**DATA FOR THIS EXERCISE**

** begin **

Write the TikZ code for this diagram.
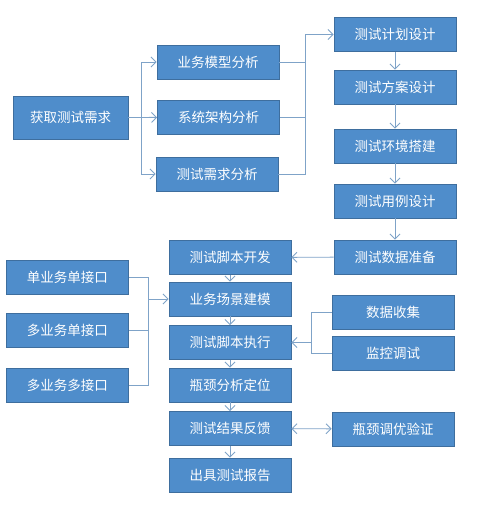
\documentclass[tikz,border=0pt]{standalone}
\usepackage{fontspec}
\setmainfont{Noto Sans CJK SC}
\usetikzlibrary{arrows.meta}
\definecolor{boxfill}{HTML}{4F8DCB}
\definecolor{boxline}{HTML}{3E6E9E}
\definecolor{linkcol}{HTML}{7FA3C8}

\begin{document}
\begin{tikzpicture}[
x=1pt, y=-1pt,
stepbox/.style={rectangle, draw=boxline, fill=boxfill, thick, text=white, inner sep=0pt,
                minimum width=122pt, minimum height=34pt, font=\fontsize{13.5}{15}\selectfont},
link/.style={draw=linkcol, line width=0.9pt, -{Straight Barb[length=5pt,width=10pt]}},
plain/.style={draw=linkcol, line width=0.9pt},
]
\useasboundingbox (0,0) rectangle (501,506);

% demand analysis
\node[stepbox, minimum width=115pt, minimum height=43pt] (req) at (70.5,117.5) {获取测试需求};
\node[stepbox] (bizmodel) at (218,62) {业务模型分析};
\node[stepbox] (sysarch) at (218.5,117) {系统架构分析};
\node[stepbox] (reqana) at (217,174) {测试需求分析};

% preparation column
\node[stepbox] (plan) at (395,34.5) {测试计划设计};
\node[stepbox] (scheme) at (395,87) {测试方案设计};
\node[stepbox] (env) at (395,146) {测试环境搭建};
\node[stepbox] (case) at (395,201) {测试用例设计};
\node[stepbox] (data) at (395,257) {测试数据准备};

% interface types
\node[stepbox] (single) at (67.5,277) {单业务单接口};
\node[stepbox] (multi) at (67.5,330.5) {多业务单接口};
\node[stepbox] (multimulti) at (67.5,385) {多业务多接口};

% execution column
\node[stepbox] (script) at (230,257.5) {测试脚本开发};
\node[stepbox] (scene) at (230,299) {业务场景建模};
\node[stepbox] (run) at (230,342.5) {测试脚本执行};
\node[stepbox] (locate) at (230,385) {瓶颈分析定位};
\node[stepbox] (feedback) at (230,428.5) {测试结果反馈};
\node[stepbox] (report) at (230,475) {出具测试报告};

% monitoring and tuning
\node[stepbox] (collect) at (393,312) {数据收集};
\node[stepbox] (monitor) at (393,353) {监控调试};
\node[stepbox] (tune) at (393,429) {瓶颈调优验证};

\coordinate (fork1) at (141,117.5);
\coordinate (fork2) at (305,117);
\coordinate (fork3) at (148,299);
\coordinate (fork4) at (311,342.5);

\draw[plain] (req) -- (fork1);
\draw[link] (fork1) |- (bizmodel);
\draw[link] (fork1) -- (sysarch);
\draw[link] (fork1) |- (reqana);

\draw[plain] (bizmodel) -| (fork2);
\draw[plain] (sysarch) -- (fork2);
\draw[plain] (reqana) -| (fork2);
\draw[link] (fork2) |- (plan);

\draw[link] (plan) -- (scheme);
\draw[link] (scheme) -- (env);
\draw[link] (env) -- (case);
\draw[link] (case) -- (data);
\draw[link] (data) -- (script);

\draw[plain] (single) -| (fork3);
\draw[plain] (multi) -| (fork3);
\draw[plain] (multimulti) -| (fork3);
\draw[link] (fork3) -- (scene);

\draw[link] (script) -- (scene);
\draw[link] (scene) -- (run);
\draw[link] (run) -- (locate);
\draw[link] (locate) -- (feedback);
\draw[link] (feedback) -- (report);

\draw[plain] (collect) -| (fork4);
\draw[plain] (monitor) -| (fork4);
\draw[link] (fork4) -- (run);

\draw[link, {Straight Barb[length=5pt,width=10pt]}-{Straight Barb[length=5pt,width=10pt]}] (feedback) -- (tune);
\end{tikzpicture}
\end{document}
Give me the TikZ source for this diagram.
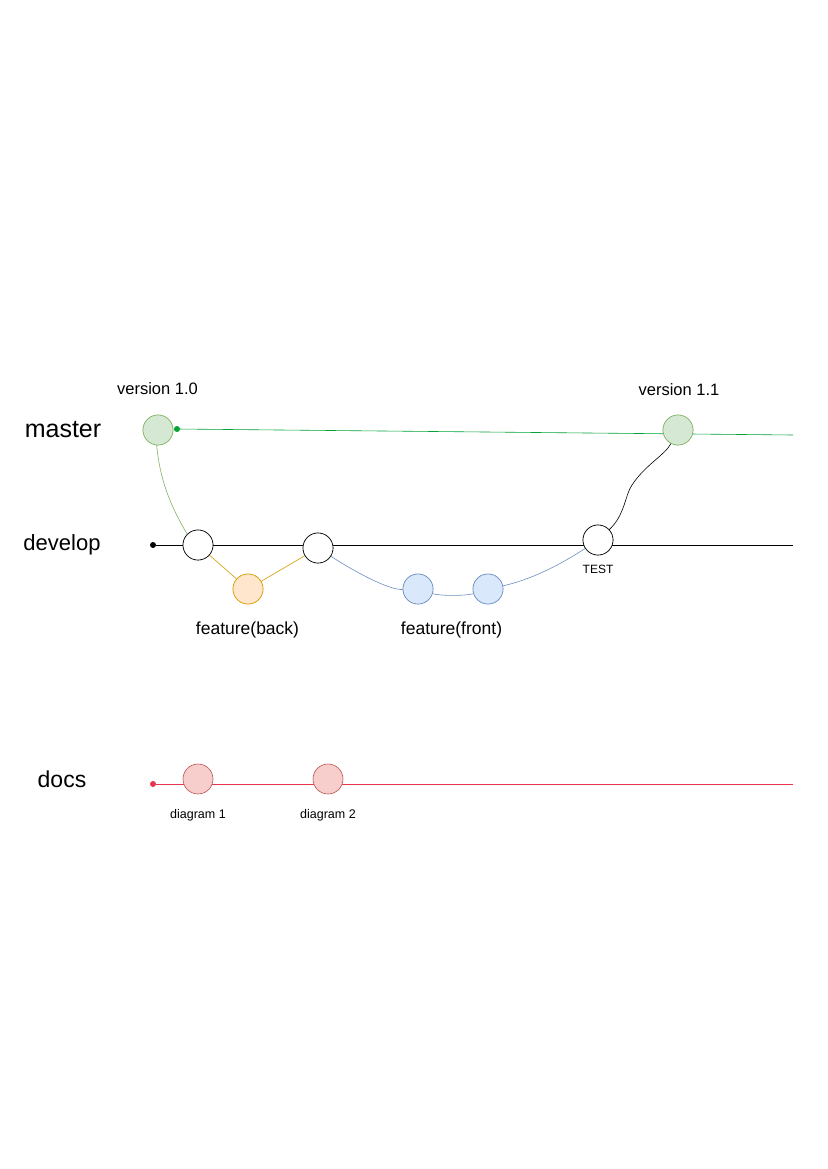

** end **

**TO DO**
Extract all the data above exactly, excluding every picture.

**CORRECT ANSWER**
Write the TikZ code for this diagram.
\documentclass[tikz,border=0pt]{standalone}
\usepackage{fontspec}
\setmainfont{Noto Sans CJK SC}
\usetikzlibrary{arrows.meta}
\definecolor{boxfill}{HTML}{4F8DCB}
\definecolor{boxline}{HTML}{3E6E9E}
\definecolor{linkcol}{HTML}{7FA3C8}

\begin{document}
\begin{tikzpicture}[
x=1pt, y=-1pt,
stepbox/.style={rectangle, draw=boxline, fill=boxfill, thick, text=white, inner sep=0pt,
                minimum width=122pt, minimum height=34pt, font=\fontsize{13.5}{15}\selectfont},
link/.style={draw=linkcol, line width=0.9pt, -{Straight Barb[length=5pt,width=10pt]}},
plain/.style={draw=linkcol, line width=0.9pt},
]
\useasboundingbox (0,0) rectangle (501,506);

% demand analysis
\node[stepbox, minimum width=115pt, minimum height=43pt] (req) at (70.5,117.5) {获取测试需求};
\node[stepbox] (bizmodel) at (218,62) {业务模型分析};
\node[stepbox] (sysarch) at (218.5,117) {系统架构分析};
\node[stepbox] (reqana) at (217,174) {测试需求分析};

% preparation column
\node[stepbox] (plan) at (395,34.5) {测试计划设计};
\node[stepbox] (scheme) at (395,87) {测试方案设计};
\node[stepbox] (env) at (395,146) {测试环境搭建};
\node[stepbox] (case) at (395,201) {测试用例设计};
\node[stepbox] (data) at (395,257) {测试数据准备};

% interface types
\node[stepbox] (single) at (67.5,277) {单业务单接口};
\node[stepbox] (multi) at (67.5,330.5) {多业务单接口};
\node[stepbox] (multimulti) at (67.5,385) {多业务多接口};

% execution column
\node[stepbox] (script) at (230,257.5) {测试脚本开发};
\node[stepbox] (scene) at (230,299) {业务场景建模};
\node[stepbox] (run) at (230,342.5) {测试脚本执行};
\node[stepbox] (locate) at (230,385) {瓶颈分析定位};
\node[stepbox] (feedback) at (230,428.5) {测试结果反馈};
\node[stepbox] (report) at (230,475) {出具测试报告};

% monitoring and tuning
\node[stepbox] (collect) at (393,312) {数据收集};
\node[stepbox] (monitor) at (393,353) {监控调试};
\node[stepbox] (tune) at (393,429) {瓶颈调优验证};

\coordinate (fork1) at (141,117.5);
\coordinate (fork2) at (305,117);
\coordinate (fork3) at (148,299);
\coordinate (fork4) at (311,342.5);

\draw[plain] (req) -- (fork1);
\draw[link] (fork1) |- (bizmodel);
\draw[link] (fork1) -- (sysarch);
\draw[link] (fork1) |- (reqana);

\draw[plain] (bizmodel) -| (fork2);
\draw[plain] (sysarch) -- (fork2);
\draw[plain] (reqana) -| (fork2);
\draw[link] (fork2) |- (plan);

\draw[link] (plan) -- (scheme);
\draw[link] (scheme) -- (env);
\draw[link] (env) -- (case);
\draw[link] (case) -- (data);
\draw[link] (data) -- (script);

\draw[plain] (single) -| (fork3);
\draw[plain] (multi) -| (fork3);
\draw[plain] (multimulti) -| (fork3);
\draw[link] (fork3) -- (scene);

\draw[link] (script) -- (scene);
\draw[link] (scene) -- (run);
\draw[link] (run) -- (locate);
\draw[link] (locate) -- (feedback);
\draw[link] (feedback) -- (report);

\draw[plain] (collect) -| (fork4);
\draw[plain] (monitor) -| (fork4);
\draw[link] (fork4) -- (run);

\draw[link, {Straight Barb[length=5pt,width=10pt]}-{Straight Barb[length=5pt,width=10pt]}] (feedback) -- (tune);
\end{tikzpicture}
\end{document}
Give me the TikZ source for this diagram.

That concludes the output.